# WHAT YOU SHOULD DO
Without the pictures, give the entries below again exactly as written.

——————

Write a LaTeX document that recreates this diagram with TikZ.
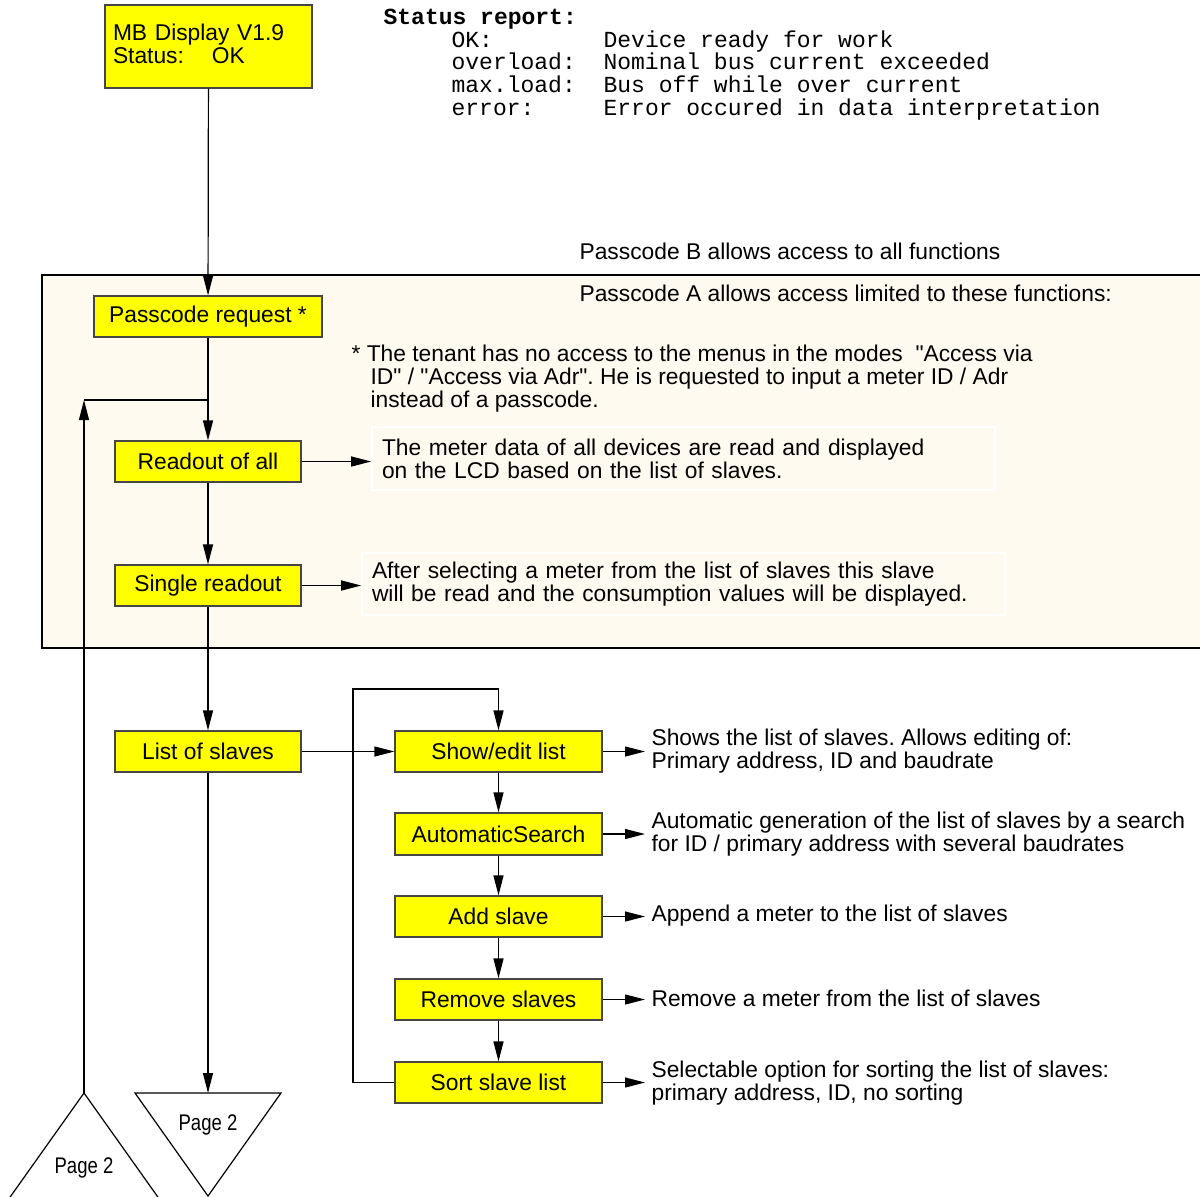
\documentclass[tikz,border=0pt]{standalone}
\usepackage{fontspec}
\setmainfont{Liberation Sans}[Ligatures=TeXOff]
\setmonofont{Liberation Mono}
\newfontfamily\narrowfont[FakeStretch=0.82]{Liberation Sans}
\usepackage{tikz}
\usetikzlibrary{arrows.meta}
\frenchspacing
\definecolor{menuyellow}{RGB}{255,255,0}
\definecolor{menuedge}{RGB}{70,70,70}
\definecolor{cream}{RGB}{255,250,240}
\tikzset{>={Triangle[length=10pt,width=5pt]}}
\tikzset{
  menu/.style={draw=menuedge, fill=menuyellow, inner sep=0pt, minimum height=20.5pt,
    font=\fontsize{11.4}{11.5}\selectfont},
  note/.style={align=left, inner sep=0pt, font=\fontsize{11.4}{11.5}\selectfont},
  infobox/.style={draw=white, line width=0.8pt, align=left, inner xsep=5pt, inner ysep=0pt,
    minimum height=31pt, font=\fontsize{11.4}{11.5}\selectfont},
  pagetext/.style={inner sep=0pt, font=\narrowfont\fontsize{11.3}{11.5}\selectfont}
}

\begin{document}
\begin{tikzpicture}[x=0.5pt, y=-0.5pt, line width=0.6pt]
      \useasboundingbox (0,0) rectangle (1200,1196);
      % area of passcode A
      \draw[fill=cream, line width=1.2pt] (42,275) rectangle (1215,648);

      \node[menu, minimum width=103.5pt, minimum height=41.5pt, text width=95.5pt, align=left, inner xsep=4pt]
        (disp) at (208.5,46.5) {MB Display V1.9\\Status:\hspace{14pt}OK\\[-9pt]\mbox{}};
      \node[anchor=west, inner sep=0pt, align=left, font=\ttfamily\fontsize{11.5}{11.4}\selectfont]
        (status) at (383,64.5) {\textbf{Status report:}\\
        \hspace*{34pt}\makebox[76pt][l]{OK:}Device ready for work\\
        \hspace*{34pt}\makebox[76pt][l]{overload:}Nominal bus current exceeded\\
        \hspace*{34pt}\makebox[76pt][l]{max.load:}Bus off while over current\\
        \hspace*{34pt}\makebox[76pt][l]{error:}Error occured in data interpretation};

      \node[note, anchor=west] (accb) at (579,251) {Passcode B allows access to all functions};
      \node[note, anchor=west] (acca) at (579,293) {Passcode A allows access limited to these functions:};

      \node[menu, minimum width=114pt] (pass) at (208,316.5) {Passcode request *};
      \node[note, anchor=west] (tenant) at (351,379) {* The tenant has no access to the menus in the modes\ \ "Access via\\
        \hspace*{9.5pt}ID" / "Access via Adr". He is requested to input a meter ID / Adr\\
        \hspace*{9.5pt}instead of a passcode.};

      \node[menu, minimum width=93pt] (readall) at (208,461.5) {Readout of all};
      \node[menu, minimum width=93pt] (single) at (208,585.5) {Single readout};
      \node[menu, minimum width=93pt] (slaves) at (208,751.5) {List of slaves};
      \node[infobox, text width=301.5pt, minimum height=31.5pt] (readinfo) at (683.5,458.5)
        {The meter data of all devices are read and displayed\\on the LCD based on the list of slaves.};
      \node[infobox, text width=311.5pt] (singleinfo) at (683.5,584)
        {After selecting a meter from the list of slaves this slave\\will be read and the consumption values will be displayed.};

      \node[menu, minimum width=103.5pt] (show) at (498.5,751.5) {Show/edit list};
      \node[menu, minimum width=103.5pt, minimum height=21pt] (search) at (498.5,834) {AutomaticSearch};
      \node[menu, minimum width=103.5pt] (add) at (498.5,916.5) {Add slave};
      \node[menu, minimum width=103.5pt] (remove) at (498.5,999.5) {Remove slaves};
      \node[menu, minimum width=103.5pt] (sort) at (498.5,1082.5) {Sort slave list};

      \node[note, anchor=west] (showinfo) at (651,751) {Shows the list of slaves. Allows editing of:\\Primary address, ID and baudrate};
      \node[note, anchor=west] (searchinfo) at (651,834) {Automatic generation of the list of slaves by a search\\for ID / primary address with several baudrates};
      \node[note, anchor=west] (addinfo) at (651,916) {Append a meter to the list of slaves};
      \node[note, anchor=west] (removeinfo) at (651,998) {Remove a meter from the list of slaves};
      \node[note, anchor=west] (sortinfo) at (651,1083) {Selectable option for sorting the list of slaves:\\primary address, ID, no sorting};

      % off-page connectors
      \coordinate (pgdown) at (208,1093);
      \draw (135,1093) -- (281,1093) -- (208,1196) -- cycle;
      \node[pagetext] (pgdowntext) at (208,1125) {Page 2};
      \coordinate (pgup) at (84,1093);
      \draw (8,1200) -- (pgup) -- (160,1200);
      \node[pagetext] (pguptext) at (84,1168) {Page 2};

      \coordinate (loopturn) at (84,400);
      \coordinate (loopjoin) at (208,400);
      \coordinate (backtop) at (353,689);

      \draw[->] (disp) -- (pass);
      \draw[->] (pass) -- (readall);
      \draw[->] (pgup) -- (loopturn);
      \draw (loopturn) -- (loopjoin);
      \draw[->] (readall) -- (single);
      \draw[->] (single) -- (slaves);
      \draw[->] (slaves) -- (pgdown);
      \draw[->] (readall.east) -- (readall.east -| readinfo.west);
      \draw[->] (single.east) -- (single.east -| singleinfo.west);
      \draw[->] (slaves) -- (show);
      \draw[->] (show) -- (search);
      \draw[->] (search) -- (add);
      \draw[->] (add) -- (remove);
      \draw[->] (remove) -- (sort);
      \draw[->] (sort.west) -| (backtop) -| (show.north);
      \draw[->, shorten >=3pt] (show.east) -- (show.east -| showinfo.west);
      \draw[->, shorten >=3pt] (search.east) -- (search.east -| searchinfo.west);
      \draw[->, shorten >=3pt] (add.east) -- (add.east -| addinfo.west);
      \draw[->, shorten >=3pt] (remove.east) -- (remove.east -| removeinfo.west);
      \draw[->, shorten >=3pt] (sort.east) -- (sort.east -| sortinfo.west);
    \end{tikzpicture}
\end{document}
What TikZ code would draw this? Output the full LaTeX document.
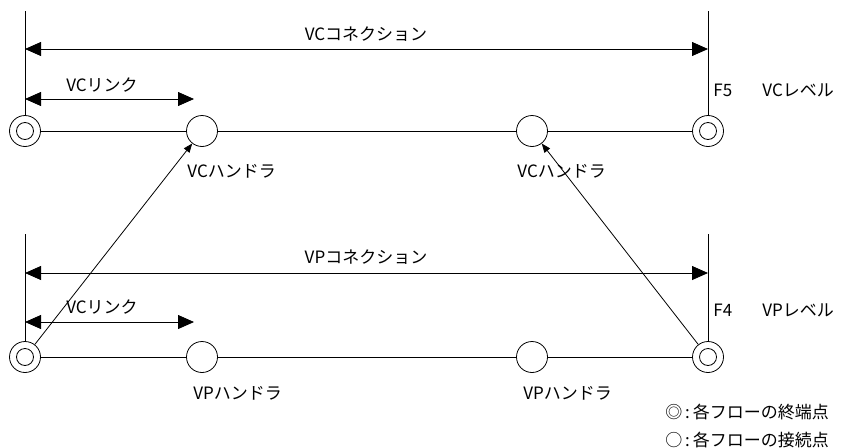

——————

# EXERCISE SOLUTION
Write a LaTeX document that recreates this diagram with TikZ.
\documentclass[tikz,border=0pt]{standalone}
\usepackage{fontspec}
\setmainfont{Liberation Sans}[Ligatures=TeXOff]
\setmonofont{Liberation Mono}
\newfontfamily\narrowfont[FakeStretch=0.82]{Liberation Sans}
\usepackage{tikz}
\usetikzlibrary{arrows.meta}
\frenchspacing
\definecolor{menuyellow}{RGB}{255,255,0}
\definecolor{menuedge}{RGB}{70,70,70}
\definecolor{cream}{RGB}{255,250,240}
\tikzset{>={Triangle[length=10pt,width=5pt]}}
\tikzset{
  menu/.style={draw=menuedge, fill=menuyellow, inner sep=0pt, minimum height=20.5pt,
    font=\fontsize{11.4}{11.5}\selectfont},
  note/.style={align=left, inner sep=0pt, font=\fontsize{11.4}{11.5}\selectfont},
  infobox/.style={draw=white, line width=0.8pt, align=left, inner xsep=5pt, inner ysep=0pt,
    minimum height=31pt, font=\fontsize{11.4}{11.5}\selectfont},
  pagetext/.style={inner sep=0pt, font=\narrowfont\fontsize{11.3}{11.5}\selectfont}
}

\begin{document}
\begin{tikzpicture}[x=0.5pt, y=-0.5pt, line width=0.6pt]
      \useasboundingbox (0,0) rectangle (1200,1196);
      % area of passcode A
      \draw[fill=cream, line width=1.2pt] (42,275) rectangle (1215,648);

      \node[menu, minimum width=103.5pt, minimum height=41.5pt, text width=95.5pt, align=left, inner xsep=4pt]
        (disp) at (208.5,46.5) {MB Display V1.9\\Status:\hspace{14pt}OK\\[-9pt]\mbox{}};
      \node[anchor=west, inner sep=0pt, align=left, font=\ttfamily\fontsize{11.5}{11.4}\selectfont]
        (status) at (383,64.5) {\textbf{Status report:}\\
        \hspace*{34pt}\makebox[76pt][l]{OK:}Device ready for work\\
        \hspace*{34pt}\makebox[76pt][l]{overload:}Nominal bus current exceeded\\
        \hspace*{34pt}\makebox[76pt][l]{max.load:}Bus off while over current\\
        \hspace*{34pt}\makebox[76pt][l]{error:}Error occured in data interpretation};

      \node[note, anchor=west] (accb) at (579,251) {Passcode B allows access to all functions};
      \node[note, anchor=west] (acca) at (579,293) {Passcode A allows access limited to these functions:};

      \node[menu, minimum width=114pt] (pass) at (208,316.5) {Passcode request *};
      \node[note, anchor=west] (tenant) at (351,379) {* The tenant has no access to the menus in the modes\ \ "Access via\\
        \hspace*{9.5pt}ID" / "Access via Adr". He is requested to input a meter ID / Adr\\
        \hspace*{9.5pt}instead of a passcode.};

      \node[menu, minimum width=93pt] (readall) at (208,461.5) {Readout of all};
      \node[menu, minimum width=93pt] (single) at (208,585.5) {Single readout};
      \node[menu, minimum width=93pt] (slaves) at (208,751.5) {List of slaves};
      \node[infobox, text width=301.5pt, minimum height=31.5pt] (readinfo) at (683.5,458.5)
        {The meter data of all devices are read and displayed\\on the LCD based on the list of slaves.};
      \node[infobox, text width=311.5pt] (singleinfo) at (683.5,584)
        {After selecting a meter from the list of slaves this slave\\will be read and the consumption values will be displayed.};

      \node[menu, minimum width=103.5pt] (show) at (498.5,751.5) {Show/edit list};
      \node[menu, minimum width=103.5pt, minimum height=21pt] (search) at (498.5,834) {AutomaticSearch};
      \node[menu, minimum width=103.5pt] (add) at (498.5,916.5) {Add slave};
      \node[menu, minimum width=103.5pt] (remove) at (498.5,999.5) {Remove slaves};
      \node[menu, minimum width=103.5pt] (sort) at (498.5,1082.5) {Sort slave list};

      \node[note, anchor=west] (showinfo) at (651,751) {Shows the list of slaves. Allows editing of:\\Primary address, ID and baudrate};
      \node[note, anchor=west] (searchinfo) at (651,834) {Automatic generation of the list of slaves by a search\\for ID / primary address with several baudrates};
      \node[note, anchor=west] (addinfo) at (651,916) {Append a meter to the list of slaves};
      \node[note, anchor=west] (removeinfo) at (651,998) {Remove a meter from the list of slaves};
      \node[note, anchor=west] (sortinfo) at (651,1083) {Selectable option for sorting the list of slaves:\\primary address, ID, no sorting};

      % off-page connectors
      \coordinate (pgdown) at (208,1093);
      \draw (135,1093) -- (281,1093) -- (208,1196) -- cycle;
      \node[pagetext] (pgdowntext) at (208,1125) {Page 2};
      \coordinate (pgup) at (84,1093);
      \draw (8,1200) -- (pgup) -- (160,1200);
      \node[pagetext] (pguptext) at (84,1168) {Page 2};

      \coordinate (loopturn) at (84,400);
      \coordinate (loopjoin) at (208,400);
      \coordinate (backtop) at (353,689);

      \draw[->] (disp) -- (pass);
      \draw[->] (pass) -- (readall);
      \draw[->] (pgup) -- (loopturn);
      \draw (loopturn) -- (loopjoin);
      \draw[->] (readall) -- (single);
      \draw[->] (single) -- (slaves);
      \draw[->] (slaves) -- (pgdown);
      \draw[->] (readall.east) -- (readall.east -| readinfo.west);
      \draw[->] (single.east) -- (single.east -| singleinfo.west);
      \draw[->] (slaves) -- (show);
      \draw[->] (show) -- (search);
      \draw[->] (search) -- (add);
      \draw[->] (add) -- (remove);
      \draw[->] (remove) -- (sort);
      \draw[->] (sort.west) -| (backtop) -| (show.north);
      \draw[->, shorten >=3pt] (show.east) -- (show.east -| showinfo.west);
      \draw[->, shorten >=3pt] (search.east) -- (search.east -| searchinfo.west);
      \draw[->, shorten >=3pt] (add.east) -- (add.east -| addinfo.west);
      \draw[->, shorten >=3pt] (remove.east) -- (remove.east -| removeinfo.west);
      \draw[->, shorten >=3pt] (sort.east) -- (sort.east -| sortinfo.west);
    \end{tikzpicture}
\end{document}
What TikZ code would draw this? Output the full LaTeX document.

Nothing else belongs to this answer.